Acapulco fue la iniciativa turística más ambiciosa del país en los años cuarenta, cuando Miguel Alemán lo convirtió en su proyecto insignia para atraer a un turismo de alto nivel adquisitivo, sobre todo internacional. La bahía más hermosa del mundo se convirtió en destino privilegiado de destacados visitantes de la farándula mundial, muchos incluso la convirtieron en su residencia de descanso, como la famosa pareja hollywoodesca de Elizabeth Taylor y Richard Burton. Desde los años cincuenta hasta los setenta, el puerto fue el equivalente a la glamorosa Côte d’azur en Europa. Pero en los años ochenta comenzó una larga y penosa decadencia, cuando resintió la competencia de la Riviera maya y Cancún, que se transformaron en los nuevos paraísos de élite, al tiempo que el viejo Acapulco se ahogaba en las olas de la pobreza y la delincuencia.
Ambos destinos de playa han sido azotados a menudo por meteoros desastrosos. Acapulco recuerda el huracán Paulina en 1997 y la tormenta Manuel en 2013. Cancún ha padecido los huracanes Gilberto en 1988, Wilma y Emily en 2005, y Dean en 2007. Todos con un costo económico y social muy elevado. A pesar de esas experiencias, los gobiernos federal y estatales carecen de estrategias de prevención y remediación efectivas. Seguimos apostándole a la ruleta del destino, sin prepararnos para los peores escenarios.

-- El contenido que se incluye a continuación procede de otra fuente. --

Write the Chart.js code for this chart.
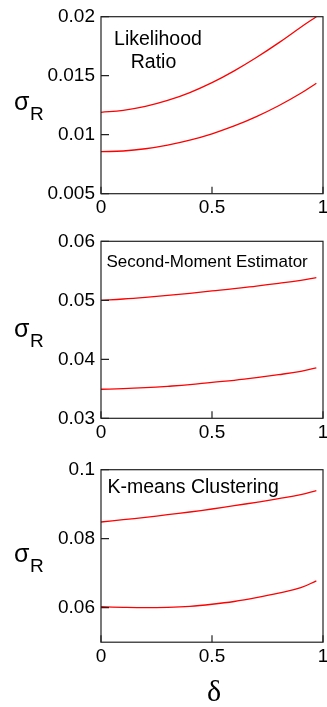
<!DOCTYPE html>
<html>
<head>
<meta charset="utf-8">
<script src="https://cdn.jsdelivr.net/npm/chart.js@4"></script>
<style>
body{margin:0;background:#fff;width:327px;height:707px;position:relative;overflow:hidden}
canvas{position:absolute;left:0}
</style>
</head>
<body>
<canvas id="lr" width="327" height="230" style="top:0"></canvas>
<canvas id="sm" width="327" height="230" style="top:230px"></canvas>
<canvas id="km" width="327" height="247" style="top:460px"></canvas>
<script>
// delta values along the x axis
const deltas = [0, 0.1, 0.2, 0.3, 0.4, 0.5, 0.6, 0.7, 0.8, 0.9, 0.97];

// Likelihood Ratio
const lrUpper = [0.0119, 0.01207, 0.0124, 0.0129, 0.01357, 0.01441, 0.01541, 0.01654, 0.01778, 0.01911, 0.02];
const lrLower = [0.00856, 0.00862, 0.00881, 0.00912, 0.00954, 0.01008, 0.01074, 0.01153, 0.01245, 0.01351, 0.01436];
// Second-Moment Estimator
const smUpper = [0.05, 0.05022, 0.05051, 0.05085, 0.05119, 0.05158, 0.05197, 0.05242, 0.05288, 0.05339, 0.05383];
const smLower = [0.03492, 0.03502, 0.03519, 0.03542, 0.0357, 0.0361, 0.03644, 0.03688, 0.03739, 0.03797, 0.03853];
// K-means Clustering
const kmUpper = [0.08484, 0.08551, 0.0862, 0.08696, 0.08774, 0.08861, 0.08957, 0.09055, 0.09159, 0.09275, 0.09391];
const kmLower = [0.0603, 0.0601, 0.06, 0.0601, 0.0604, 0.061, 0.0618, 0.0629, 0.0642, 0.0658, 0.0678];

// tick labels
const xTicks = [0, 0.5, 1];
const lrTicks = [0.005, 0.01, 0.015, 0.02];
const smTicks = [0.03, 0.04, 0.05, 0.06];
const kmTicks = [0.06, 0.08, 0.1];

const SANS = '"Liberation Sans", Arial, Helvetica, sans-serif';

function toPoints(ys) {
  return deltas.map((d, i) => ({x: d, y: ys[i]}));
}

function makePanel(id, upper, lower, yTicks, yMin, yMax, p) {
  const cv = document.getElementById(id);
  const H = cv.height;

  const decor = {
    id: 'decor',
    afterDraw(chart) {
      const ctx = chart.ctx;
      const a = chart.chartArea;
      ctx.save();
      ctx.strokeStyle = '#222';
      ctx.lineWidth = 1.2;
      ctx.strokeRect(a.left, a.top, a.right - a.left, a.bottom - a.top);
      // inward ticks
      ctx.beginPath();
      yTicks.forEach(v => {
        const y = chart.scales.y.getPixelForValue(v);
        ctx.moveTo(a.left, y); ctx.lineTo(a.left + 8, y);
      });
      xTicks.forEach(v => {
        const x = chart.scales.x.getPixelForValue(v);
        ctx.moveTo(x, a.bottom); ctx.lineTo(x, a.bottom - 7);
      });
      ctx.stroke();
      // panel notes
      ctx.fillStyle = '#000';
      ctx.textBaseline = 'alphabetic';
      p.notes.forEach(n => {
        ctx.font = n.size + 'px ' + SANS;
        ctx.textAlign = n.align;
        ctx.fillText(n.text, n.x, n.y);
      });
      // sigma_R label
      ctx.textAlign = 'left';
      ctx.font = '25px ' + SANS;
      ctx.fillText('σ', 14, p.sigmaY);
      ctx.font = '19px ' + SANS;
      ctx.fillText('R', 30, p.sigmaY + 10);
      if (p.delta) {
        ctx.font = '30px "Liberation Serif", "Times New Roman", serif';
        ctx.textAlign = 'center';
        ctx.fillText('δ', 214, p.delta);
      }
      ctx.restore();
    }
  };

  return new Chart(cv, {
    type: 'line',
    data: {
      datasets: [
        {data: toPoints(upper), borderColor: '#ff0000', borderWidth: 1.3, pointRadius: 0, tension: 0.4, fill: false},
        {data: toPoints(lower), borderColor: '#ff0000', borderWidth: 1.3, pointRadius: 0, tension: 0.4, fill: false}
      ]
    },
    options: {
      responsive: false,
      animation: false,
      devicePixelRatio: 1,
      layout: {padding: {top: p.top, right: 4, left: 0, bottom: 0}},
      plugins: {legend: {display: false}, tooltip: {enabled: false}},
      scales: {
        x: {
          type: 'linear', min: 0, max: 1,
          grid: {display: false, drawTicks: false},
          border: {display: false},
          afterBuildTicks: s => { s.ticks = xTicks.map(v => ({value: v})); },
          afterFit: s => { s.height = H - p.bottom; s.paddingLeft = 0; s.paddingRight = 0; },
          ticks: {
            color: '#000', padding: 3, maxRotation: 0, autoSkip: false,
            font: {family: SANS, size: 19},
            callback: v => String(v)
          }
        },
        y: {
          type: 'linear', min: yMin, max: yMax,
          grid: {display: false, drawTicks: false},
          border: {display: false},
          afterBuildTicks: s => { s.ticks = yTicks.map(v => ({value: v})); },
          afterFit: s => { s.width = 101; s.paddingTop = 0; s.paddingBottom = 0; },
          ticks: {
            color: '#000', padding: 6, autoSkip: false,
            font: {family: SANS, size: 19},
            callback: v => String(v)
          }
        }
      }
    },
    plugins: [decor]
  });
}

makePanel('lr', lrUpper, lrLower, lrTicks, 0.005, 0.02, {
  top: 16.7, bottom: 193.7, sigmaY: 110,
  notes: [
    {text: 'Likelihood', x: 158, y: 45, size: 19.5, align: 'center'},
    {text: 'Ratio', x: 153.5, y: 68, size: 19.5, align: 'center'}
  ]
});
makePanel('sm', smUpper, smLower, smTicks, 0.03, 0.06, {
  top: 11.3, bottom: 188.3, sigmaY: 107,
  notes: [{text: 'Second-Moment Estimator', x: 106.5, y: 37, size: 17, align: 'left'}]
});
makePanel('km', kmUpper, kmLower, kmTicks, 0.05, 0.1, {
  top: 9.7, bottom: 182.2, sigmaY: 102, delta: 241,
  notes: [{text: 'K-means Clustering', x: 107.5, y: 32.7, size: 19.5, align: 'left'}]
});
</script>
</body>
</html>
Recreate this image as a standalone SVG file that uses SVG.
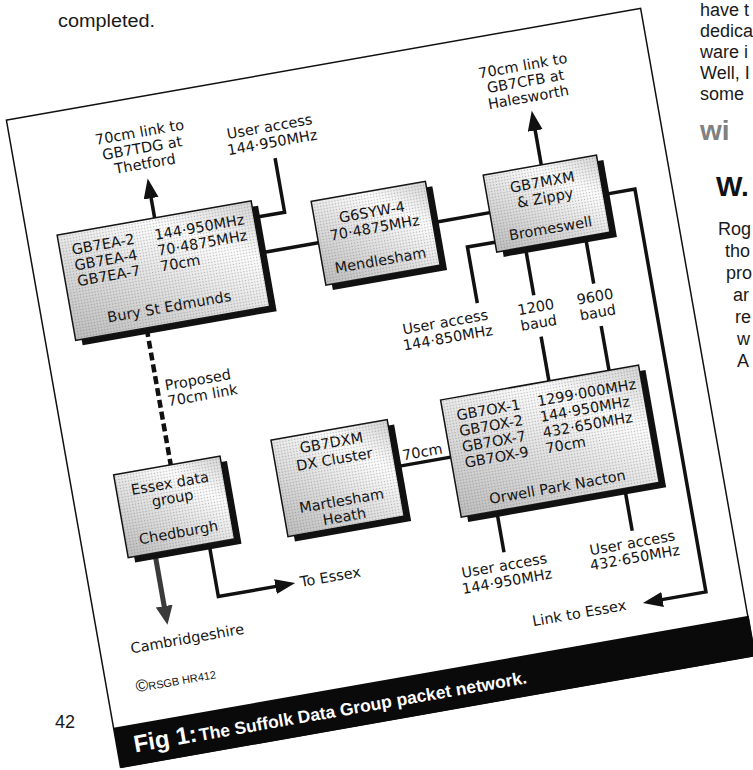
<svg xmlns="http://www.w3.org/2000/svg" width="753" height="770" viewBox="0 0 753 770">
<defs>
  <linearGradient id="shade" x1="0" y1="1" x2="1" y2="0">
    <stop offset="0" stop-color="#bdbdbd"/>
    <stop offset="0.45" stop-color="#e4e4e4"/>
    <stop offset="0.72" stop-color="#ffffff"/>
    <stop offset="1" stop-color="#d4d4d4"/>
  </linearGradient>
  <pattern id="dots" width="3" height="3" patternUnits="userSpaceOnUse">
    <circle cx="1.5" cy="1.5" r="0.75" fill="#666" fill-opacity="0.45"/>
  </pattern>
  <marker id="ah" markerUnits="userSpaceOnUse" markerWidth="22" markerHeight="16" refX="8" refY="7.5" orient="auto">
    <path d="M0,0 L20,7.5 L0,15 z" fill="#111"/>
  </marker>
  <marker id="ahg" markerUnits="userSpaceOnUse" markerWidth="22" markerHeight="18" refX="7" refY="8.5" orient="auto">
    <path d="M0,0 L19,8.5 L0,17 z" fill="#3a3a3a"/>
  </marker>
</defs>
<style>
  .t { font-family: "DejaVu Sans", "Liberation Sans", sans-serif; font-size: 14.5px; fill: #151515; }
  .m { text-anchor: middle; }
  .ln { stroke: #111; stroke-width: 3.5; fill: none; }
  .box { fill: url(#shade); stroke: #111; stroke-width: 1.5; }
  .dt { fill: url(#dots); }
  .sh { fill: #111; }
  .page { font-family: "Liberation Sans", Arial, sans-serif; font-size: 18px; fill: #1a1a1a; }
  .head { font-family: "Liberation Sans", Arial, sans-serif; font-weight: bold; font-size: 28px; }
</style>
<rect width="753" height="770" fill="#ffffff"/>

<!-- surrounding magazine page text -->
<g id="page-text">
  <text class="page" x="58" y="27" font-size="20" textLength="97" lengthAdjust="spacingAndGlyphs">completed.</text>
  <text class="page" x="700" y="16">have t</text>
  <text class="page" x="700" y="37" font-size="17">dedica</text>
  <text class="page" x="700" y="58">ware i</text>
  <text class="page" x="700" y="79" font-size="17">Well, I</text>
  <text class="page" x="700" y="100">some</text>
  <text class="head" x="700" y="140" fill="#808080">wi</text>
  <text class="head" x="716" y="196" fill="#111">W.</text>
  <text class="page" x="718" y="235" font-size="17">Rog</text>
  <text class="page" x="725" y="257">tho</text>
  <text class="page" x="726" y="279" font-size="17">pro</text>
  <text class="page" x="733" y="301">ar</text>
  <text class="page" x="735" y="323">re</text>
  <text class="page" x="737" y="345">w</text>
  <text class="page" x="737" y="367">A</text>
  <text class="page" x="55" y="728" font-size="19">42</text>
</g>

<g transform="rotate(-10 376 385)">
  <!-- frame and caption band -->
  <g id="frame">
    <rect x="58" y="60" width="644" height="657" fill="#fff" stroke="#111" stroke-width="1.5"/>
    <rect x="58" y="677" width="645" height="41" fill="#0a0a0a"/>
    <text x="75" y="705" fill="#fff" font-family="Liberation Sans, Arial, sans-serif" font-weight="bold"><tspan font-size="24">Fig 1:</tspan><tspan font-size="17.5" dx="2">The Suffolk Data Group packet network.</tspan></text>
    <text x="87" y="646" font-family="Liberation Sans, Arial, sans-serif" font-size="11" fill="#151515"><tspan font-size="17">©</tspan>RSGB HR412</text>
  </g>

  <!-- connectors -->
  <g id="connectors">
    <line class="ln" x1="187" y1="182" x2="187" y2="154" marker-end="url(#ah)"/>
    <polyline class="ln" points="285,199 316,199 316,144"/>
    <line class="ln" x1="285" y1="235" x2="344" y2="235"/>
    <line class="ln" x1="460" y1="235" x2="518" y2="235"/>
    <line class="ln" x1="577" y1="197" x2="577" y2="154" marker-end="url(#ah)"/>
    <polyline class="ln" points="633,237 665,237 665,646 613,646" marker-end="url(#ah)"/>
    <polyline class="ln" points="518,265 490,265 490,322"/>
    <line class="ln" x1="547" y1="275" x2="547" y2="324"/>
    <line class="ln" x1="547" y1="366" x2="547" y2="411"/>
    <line class="ln" x1="608" y1="275" x2="608" y2="323"/>
    <line class="ln" x1="608" y1="366" x2="608" y2="411"/>
    <line class="ln" x1="381" y1="469" x2="437" y2="469"/>
    <line class="ln" x1="473" y1="530" x2="473" y2="572"/>
    <line class="ln" x1="603" y1="530" x2="603" y2="573"/>
    <line x1="160" y1="290" x2="160" y2="428" stroke="#111" stroke-width="4.5" stroke-dasharray="8 4"/>
    <line x1="129" y1="512" x2="129" y2="573" stroke="#3a3a3a" stroke-width="5" marker-end="url(#ahg)"/>
    <polyline class="ln" points="184,512 184,566 250,566" marker-end="url(#ah)"/>

    <text class="t m" x="187" y="100">70cm link to</text>
    <text class="t m" x="187" y="116">GB7TDG at</text>
    <text class="t m" x="187" y="132">Thetford</text>
    <text class="t m" x="316" y="117">User access</text>
    <text class="t m" x="316" y="133">144·950MHz</text>
    <text class="t m" x="576" y="101">70cm link to</text>
    <text class="t m" x="576" y="117">GB7CFB at</text>
    <text class="t m" x="576" y="133">Halesworth</text>
    <text class="t m" x="455" y="340">User access</text>
    <text class="t m" x="455" y="356">144·850MHz</text>
    <text class="t m" x="547" y="341">1200</text>
    <text class="t m" x="547" y="357">baud</text>
    <text class="t m" x="607" y="341">9600</text>
    <text class="t m" x="607" y="357">baud</text>
    <text class="t" x="168" y="354">Proposed</text>
    <text class="t" x="168" y="370">70cm link</text>
    <text class="t m" x="410" y="464">70cm</text>
    <text class="t m" x="471" y="590">User access</text>
    <text class="t m" x="471" y="606">144·950MHz</text>
    <text class="t m" x="601" y="590">User access</text>
    <text class="t m" x="601" y="605">432·650MHz</text>
    <text class="t" x="489" y="650">Link to Essex</text>
    <text class="t" x="267" y="571">To Essex</text>
    <text class="t m" x="146" y="607">Cambridgeshire</text>
  </g>

  <!-- nodes -->
  <g id="node-bury">
    <rect class="sh" x="94" y="188" width="197" height="107"/>
    <rect class="box" x="88" y="182" width="197" height="107"/>
    <rect class="dt" x="88" y="182" width="197" height="107"/>
    <text class="t" x="100" y="204">GB7EA-2</text><text class="t" x="184" y="204">144·950MHz</text>
    <text class="t" x="100" y="220">GB7EA-4</text><text class="t" x="184" y="220">70·4875MHz</text>
    <text class="t" x="100" y="236">GB7EA-7</text><text class="t" x="184" y="236">70cm</text>
    <text class="t m" x="186" y="277">Bury St Edmunds</text>
  </g>
  <g id="node-mendlesham">
    <rect class="sh" x="350" y="199" width="116" height="85"/>
    <rect class="box" x="344" y="193" width="116" height="85"/>
    <rect class="dt" x="344" y="193" width="116" height="85"/>
    <text class="t m" x="402" y="219">G6SYW-4</text>
    <text class="t m" x="402" y="235">70·4875MHz</text>
    <text class="t m" x="402" y="268">Mendlesham</text>
  </g>
  <g id="node-bromeswell">
    <rect class="sh" x="524" y="203" width="115" height="78"/>
    <rect class="box" x="518" y="197" width="115" height="78"/>
    <rect class="dt" x="518" y="197" width="115" height="78"/>
    <text class="t m" x="575" y="219">GB7MXM</text>
    <text class="t m" x="575" y="235">&amp; Zippy</text>
    <text class="t m" x="575" y="266">Bromeswell</text>
  </g>
  <g id="node-essex">
    <rect class="sh" x="108" y="434" width="108" height="84"/>
    <rect class="box" x="102" y="428" width="108" height="84"/>
    <rect class="dt" x="102" y="428" width="108" height="84"/>
    <text class="t m" x="156" y="451">Essex data</text>
    <text class="t m" x="156" y="466">group</text>
    <text class="t m" x="156" y="501">Chedburgh</text>
  </g>
  <g id="node-dxcluster">
    <rect class="sh" x="269" y="427" width="118" height="98"/>
    <rect class="box" x="263" y="421" width="118" height="98"/>
    <rect class="dt" x="263" y="421" width="118" height="98"/>
    <text class="t m" x="322" y="439">GB7DXM</text>
    <text class="t m" x="322" y="456">DX Cluster</text>
    <text class="t m" x="322" y="498">Martlesham</text>
    <text class="t m" x="322" y="514">Heath</text>
  </g>
  <g id="node-orwell">
    <rect class="sh" x="443" y="417" width="201" height="119"/>
    <rect class="box" x="437" y="411" width="201" height="119"/>
    <rect class="dt" x="437" y="411" width="201" height="119"/>
    <text class="t" x="450" y="434">GB7OX-1</text><text class="t" x="532" y="434">1299·000MHz</text>
    <text class="t" x="450" y="450">GB7OX-2</text><text class="t" x="532" y="450">144·950MHz</text>
    <text class="t" x="450" y="466">GB7OX-7</text><text class="t" x="532" y="466">432·650MHz</text>
    <text class="t" x="450" y="482">GB7OX-9</text><text class="t" x="532" y="482">70cm</text>
    <text class="t m" x="537" y="522">Orwell Park Nacton</text>
  </g>
</g>
</svg>
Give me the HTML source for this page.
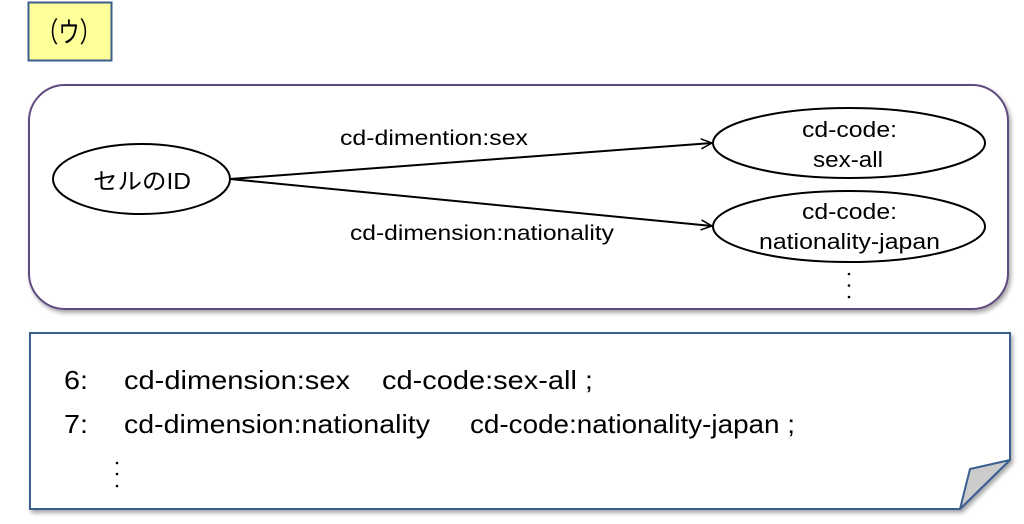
<!DOCTYPE html>
<html><head><meta charset="utf-8"><style>
html,body{margin:0;padding:0;background:#fff;width:1024px;height:524px;overflow:hidden}
svg text{font-family:"Liberation Sans","Noto Sans CJK JP",sans-serif;fill:#000}
</style></head><body>
<svg width="1024" height="524" viewBox="0 0 1024 524" xmlns="http://www.w3.org/2000/svg">
<defs>
<filter id="sh" x="-5%" y="-5%" width="110%" height="115%">
<feDropShadow dx="2" dy="3" stdDeviation="2" flood-color="#000" flood-opacity="0.35"/>
</filter>
<marker id="ar" markerWidth="14" markerHeight="14" refX="12" refY="6" orient="auto" markerUnits="userSpaceOnUse">
<path d="M1,1 L12,6 L1,11" fill="none" stroke="#000" stroke-width="1.5"/>
</marker>
</defs>
<rect x="28.5" y="2.5" width="83" height="58" fill="#ffff99" stroke="#3a5f8f" stroke-width="2"/>
<text x="37" y="42" font-size="28" textLength="64" lengthAdjust="spacingAndGlyphs">（ウ）</text>

<rect x="29" y="85" width="979" height="224" rx="36" ry="36" fill="#fff" stroke="#5f4b7f" stroke-width="2" filter="url(#sh)"/>

<ellipse cx="141.5" cy="179" rx="88.5" ry="35" fill="#fff" stroke="#000" stroke-width="2"/>
<text x="93" y="189" font-size="23" textLength="98" lengthAdjust="spacingAndGlyphs">セルのID</text>

<line x1="230" y1="179" x2="712" y2="143" stroke="#000" stroke-width="2" marker-end="url(#ar)"/>
<line x1="230" y1="179" x2="712" y2="226" stroke="#000" stroke-width="2" marker-end="url(#ar)"/>

<text x="340" y="145" font-size="21" textLength="188" lengthAdjust="spacingAndGlyphs">cd-dimention:sex</text>
<text x="350" y="240" font-size="21" textLength="264" lengthAdjust="spacingAndGlyphs">cd-dimension:nationality</text>

<ellipse cx="849" cy="143" rx="136" ry="35" fill="#fff" stroke="#000" stroke-width="2"/>
<text x="802" y="137" font-size="22" textLength="95" lengthAdjust="spacingAndGlyphs">cd-code:</text>
<text x="813" y="167" font-size="22" textLength="70" lengthAdjust="spacingAndGlyphs">sex-all</text>

<ellipse cx="849" cy="226.5" rx="136" ry="35.5" fill="#fff" stroke="#000" stroke-width="2"/>
<text x="802" y="219" font-size="22" textLength="95" lengthAdjust="spacingAndGlyphs">cd-code:</text>
<text x="759" y="249" font-size="22" textLength="181" lengthAdjust="spacingAndGlyphs">nationality-japan</text>

<circle cx="849" cy="274" r="1.3" fill="#000"/>
<circle cx="849" cy="285.5" r="1.3" fill="#000"/>
<circle cx="849" cy="297" r="1.3" fill="#000"/>

<path d="M30,333 L1010,333 L1010,460 L960,509 L30,509 Z" fill="#fff" stroke="#3a5f8f" stroke-width="2" filter="url(#sh)"/>
<path d="M1010,460 L970,469 L960,509 Z" fill="#cccccc" stroke="#3a5f8f" stroke-width="2" stroke-linejoin="round"/>

<text x="64" y="389" font-size="26" textLength="24" lengthAdjust="spacingAndGlyphs">6:</text>
<text x="124" y="389" font-size="26" textLength="226" lengthAdjust="spacingAndGlyphs">cd-dimension:sex</text>
<text x="382" y="389" font-size="26" textLength="211" lengthAdjust="spacingAndGlyphs">cd-code:sex-all ;</text>
<text x="64" y="433" font-size="26" textLength="24" lengthAdjust="spacingAndGlyphs">7:</text>
<text x="124" y="433" font-size="26" textLength="306" lengthAdjust="spacingAndGlyphs">cd-dimension:nationality</text>
<text x="470" y="433" font-size="26" textLength="325" lengthAdjust="spacingAndGlyphs">cd-code:nationality-japan ;</text>
<circle cx="117" cy="463" r="1.3" fill="#000"/>
<circle cx="117" cy="474" r="1.3" fill="#000"/>
<circle cx="117" cy="486" r="1.3" fill="#000"/>
</svg>
</body></html>
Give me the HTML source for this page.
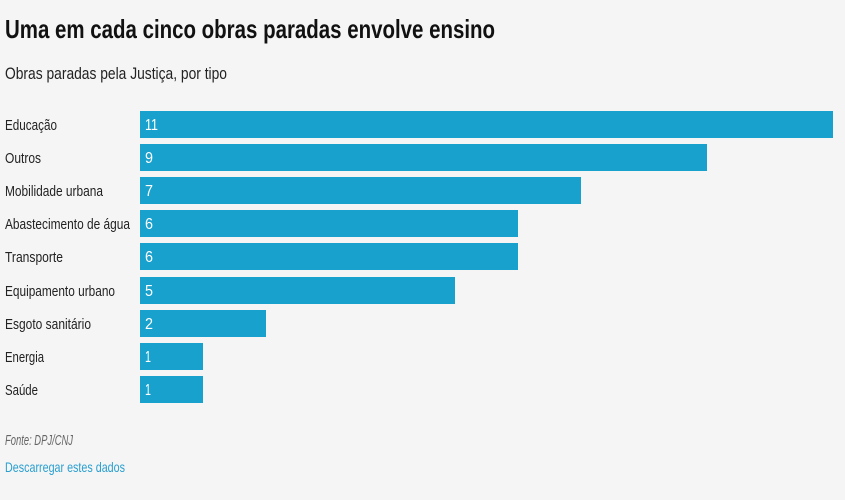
<!DOCTYPE html>
<html><head><meta charset="utf-8"><style>
html,body{margin:0;padding:0;background:#f5f5f5;}
svg{display:block;font-family:"Liberation Sans",sans-serif;}
</style></head><body>
<svg width="845" height="500" viewBox="0 0 845 500" xmlns="http://www.w3.org/2000/svg">
<rect width="845" height="500" fill="#f5f5f5"/>
<text x="5" y="38" font-size="26" font-weight="bold" fill="#111" textLength="490" lengthAdjust="spacingAndGlyphs">Uma em cada cinco obras paradas envolve ensino</text>
<text x="5" y="79" font-size="17" fill="#222" textLength="222" lengthAdjust="spacingAndGlyphs">Obras paradas pela Justiça, por tipo</text>
<g font-size="15" fill="#222">
<text x="5" y="130" textLength="52" lengthAdjust="spacingAndGlyphs">Educação</text>
<text x="5" y="163" textLength="36" lengthAdjust="spacingAndGlyphs">Outros</text>
<text x="5" y="196" textLength="98" lengthAdjust="spacingAndGlyphs">Mobilidade urbana</text>
<text x="5" y="229" textLength="125" lengthAdjust="spacingAndGlyphs">Abastecimento de água</text>
<text x="5" y="262" textLength="58" lengthAdjust="spacingAndGlyphs">Transporte</text>
<text x="5" y="296" textLength="110" lengthAdjust="spacingAndGlyphs">Equipamento urbano</text>
<text x="5" y="329" textLength="86" lengthAdjust="spacingAndGlyphs">Esgoto sanitário</text>
<text x="5" y="362" textLength="39" lengthAdjust="spacingAndGlyphs">Energia</text>
<text x="5" y="395" textLength="33" lengthAdjust="spacingAndGlyphs">Saúde</text>
</g>
<g fill="#18a1cd">
<rect x="140" y="111" width="693" height="27"/>
<rect x="140" y="144" width="567" height="27"/>
<rect x="140" y="177" width="441" height="27"/>
<rect x="140" y="210" width="378" height="27"/>
<rect x="140" y="243" width="378" height="27"/>
<rect x="140" y="277" width="315" height="27"/>
<rect x="140" y="310" width="126" height="27"/>
<rect x="140" y="343" width="63" height="27"/>
<rect x="140" y="376" width="63" height="27"/>
</g>
<g font-size="16" fill="#fff">
<text x="145" y="130" textLength="13" lengthAdjust="spacingAndGlyphs">11</text>
<text x="145" y="163" textLength="8" lengthAdjust="spacingAndGlyphs">9</text>
<text x="145" y="196" textLength="8" lengthAdjust="spacingAndGlyphs">7</text>
<text x="145" y="229" textLength="8" lengthAdjust="spacingAndGlyphs">6</text>
<text x="145" y="262" textLength="8" lengthAdjust="spacingAndGlyphs">6</text>
<text x="145" y="296" textLength="8" lengthAdjust="spacingAndGlyphs">5</text>
<text x="145" y="329" textLength="8" lengthAdjust="spacingAndGlyphs">2</text>
<text x="145" y="362" textLength="6" lengthAdjust="spacingAndGlyphs">1</text>
<text x="145" y="395" textLength="6" lengthAdjust="spacingAndGlyphs">1</text>
</g>
<text x="5" y="445" font-size="15" font-style="italic" fill="#666" textLength="68" lengthAdjust="spacingAndGlyphs">Fonte: DPJ/CNJ</text>
<text x="5" y="472" font-size="14" fill="#2a9fd0" textLength="120" lengthAdjust="spacingAndGlyphs">Descarregar estes dados</text>
</svg>
</body></html>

Y esto tiene mucho qué ver con los presupuestos de la federación. El que recién se acaba de aprobar en la Cámara de Diputados mantiene los vicios de los anteriores cinco: se le apuesta a la trasferencia monetaria directa a los beneficiarios del bienestar, antes que invertir en infraestructura y servicios que redunden en la competitividad nacional. Esto afecta al sistema nacional de protección civil, hoy día prácticamente inexistente por la falta de recursos para fortalecer la prevención de desastres, como sería ampliar y mejorar los servicios meteorológicos, sismológicos y de otro tipo, y dejar de depender de las advertencias de las agencias norteamericanas de previsión de amenazas.
Olvidémoslo. Las prioridades presupuestales del 2024 serán el dispendio en las obras “insignia” del régimen, y el reparto de la riqueza nacional actual y futura (deuda) entre millones de clientes electorales empobrecidos, sin servicios públicos de salud, sin escuelas dignas y de tiempo completo, sin guarderías, sin seguridad pública efectiva y sin la dignidad de un empleo formal. El desarrollo humano deberá esperar de nuevo.
Es claro que los desastres seguirán azotando a una población desprevenida, con gobiernos tardos, lerdos e indolentes. Lo padecimos en la pandemia. Se reitera hoy: la muerte tiene permiso.